Did you realise at the time that you were taking part in a landmark piece of research that would play a key role in the unravelling of millions of pounds worth of pension charges?

Not at all. I was 18 years old, doing it as a summer intern project between sixth form and Uni. We had 50 boxes of paper and we hired a team of analysts to go through it page by page and crunch the numbers. It was a really old-fashioned paper process, but then there is still a lot of that in the pensions industry today. We still see people who work in PDFs.

As a 28-year-old millennial, how do you find working in the industry?

You see problems differently as a millennial, possibly because you have grown up with technology around you. It makes you frustrated at seeing the problems in the pensions industry and the lack of tools to drive change. The lack of utilisation of technology is unbelievable.

Who are Simplitium?

We are a part of a Swedish fintech umbrella company, which is building different component companies of which we are one. With tech companies it is great to sit around doing blue sky thinking around big ideas like Blockchain, but we are about pragmatic innovation – things we can do today to make processes more efficient. So in the world of pensions, and charges, it is a data problem. There is so much data, so it is a case of collecting it and presenting it in a way that people can do something useful with.

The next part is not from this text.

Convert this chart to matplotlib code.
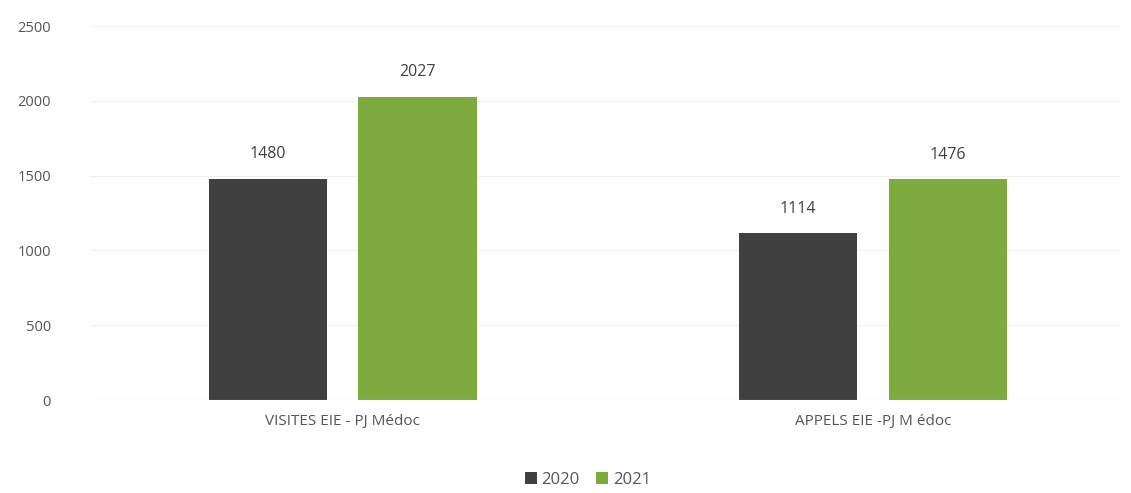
import matplotlib
matplotlib.use("Agg")
import matplotlib.pyplot as plt
import numpy as np

categories = ["VISITES EIE - PJ Médoc", "APPELS EIE -PJ M édoc"]
series_names = ["2020", "2021"]
values_2020 = [1480, 1114]
values_2021 = [2027, 1476]
yticks = [0, 500, 1000, 1500, 2000, 2500]

colors = ["#404040", "#7dab3e"]
plt.rcParams['font.family'] = ['Open Sans', 'DejaVu Sans']

fig = plt.figure(figsize=(11.31, 4.93), dpi=100)
ax = fig.add_axes([90/1131, 93/493, 1030/1131, 374/493])

x = np.arange(len(categories))
w = 0.223
off = 0.141
b1 = ax.bar(x - off, values_2020, w, color=colors[0], label=series_names[0])
b2 = ax.bar(x + off, values_2021, w, color=colors[1], label=series_names[1])

for bars in (b1, b2):
    for r in bars:
        ax.annotate(f"{int(r.get_height())}", (r.get_x() + r.get_width()/2, r.get_height()),
                    xytext=(0, 12), textcoords="offset points", ha="center", va="bottom",
                    fontsize=11.5, color="#404040")

ax.set_xlim(-0.477, 1.466)
ax.set_ylim(0, 2500)
ax.set_yticks(yticks)
ax.set_yticklabels([str(v) for v in yticks], fontsize=10.5, color="#555555")
ax.tick_params(axis='y', length=0, pad=28)
ax.set_xticks(x)
ax.set_xticklabels(categories, fontsize=11, color="#555555")
ax.tick_params(axis='x', length=0, pad=10)
ax.grid(axis='y', color="#f0f0f0", linewidth=0.8)
ax.set_axisbelow(True)
for s in ax.spines.values():
    s.set_visible(False)
ax.axhline(0, color="#e0e0e0", linewidth=0.8)

fig.legend(handles=[b1, b2], labels=series_names, loc="center", bbox_to_anchor=(588/1131, 1 - 480/493),
           ncol=2, frameon=False, fontsize=12, handlelength=0.7, handleheight=0.7,
           handletextpad=0.3, columnspacing=1.0, labelcolor="#555555")

fig.savefig("out.png", dpi=100, facecolor="white")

What sort of projects are you working on at present?

We are working with defined benefit schemes, master trusts and single employer trusts, helping them to understand what questions to ask providers around costs and charges. Trustees suffer from data overload. They get given a fat pile of pages they haven’t the time to read. It is a big data problem and they need all that data presented to them in a way they can use.

How will the FCA’s Institutional Disclosure Working Group template help this process?

I am on the committee contributing to the development of standards for costs and charges data. People need to be able to have confidence in the data they are collecting, and standardising the process certainly helps that.

What do you make of the industry’s focus on costs and charges?

Costs and charges aren’t bad. You wouldn’t be able to access asset classes without going through a broker of some sort. It is a question of capturing the data and presenting it in a way that you can make sure you are paying the right amount.